Compare this with the question: what makes something heavy? If someone can eventually, in a small amount of time, lift it, is it no longer heavy?
Obviously some people can lift heavier things than others. The key word is heavier. There may not be an absolute property of heaviness, but there is certainly a relative one, which corresponds more or less to how hard it is to lift or move something. (Sheer size can make light things difficult to lift or move as well, of course.)
The same goes for complexity. The entire discipline of theoretical computer science could be said to be concerned with classifying, or reducing, the complexity of problems according to how much work it takes to solve examples of those problems (such as adding two n digit numbers, computing some digit of pi, and so forth). Whether a problem is "hard" depends on what resources the person or machine computing it has: just as a body-builder finds it easier to move a heavy weight than an average person, so a machine which has a lot of scratch-space available to it can more easily solve some problems than others. (Indeed, this is why most people tend to work out problems on paper, or these days with computers, rather than just relying on the organic memory that they have.)
Of course, sometimes a new way to solve a problem is found, and it reduces how much work a problem is; but the solution itself is sophisticated and not easy to understand without study. This is another way in which complexity can be measured: not by how hard it is to find a solution, but how complicated the procedure to find a solution is.

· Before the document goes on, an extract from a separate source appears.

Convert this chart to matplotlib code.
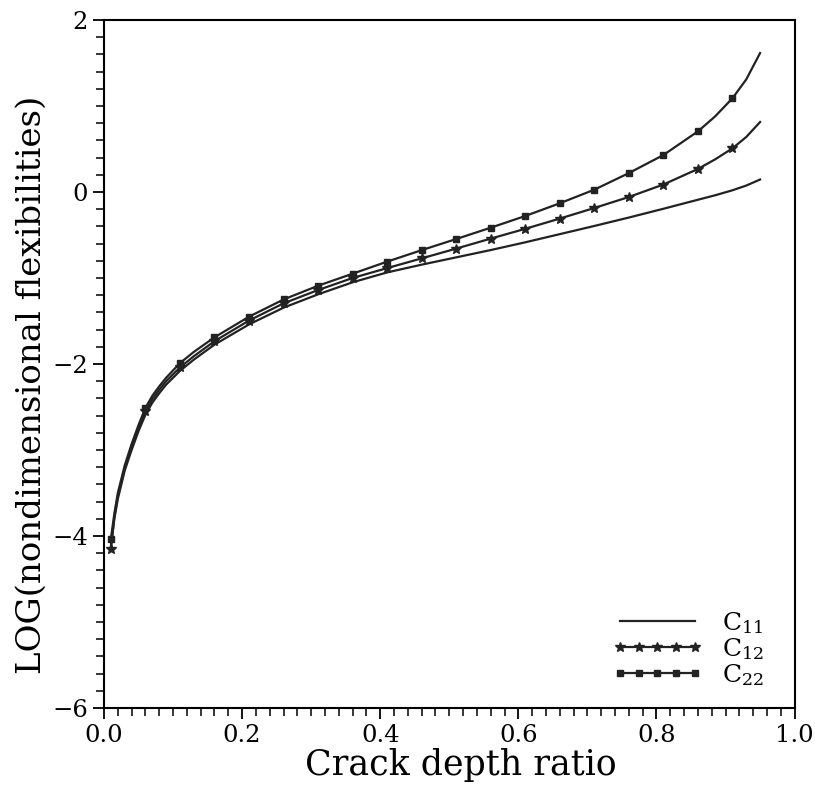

If you find a fast and simple solution to an old and complex problem, does the problem become less complex? Yes. But it's a qualified yes — depending on remembering the fast technique, which is akin to a body-builder maintaining their fitness once they have developed it (or perhaps a better analogue would be having built some simple machines, involving levers and pulleys, to lift the weight, and then either keeping that machinery in good shape or being able to re-build it). Finding the fast technique may not have been easy, but once done it reduces the significance of the problem as long as it is remembered. This could be described as the entire motivation for education.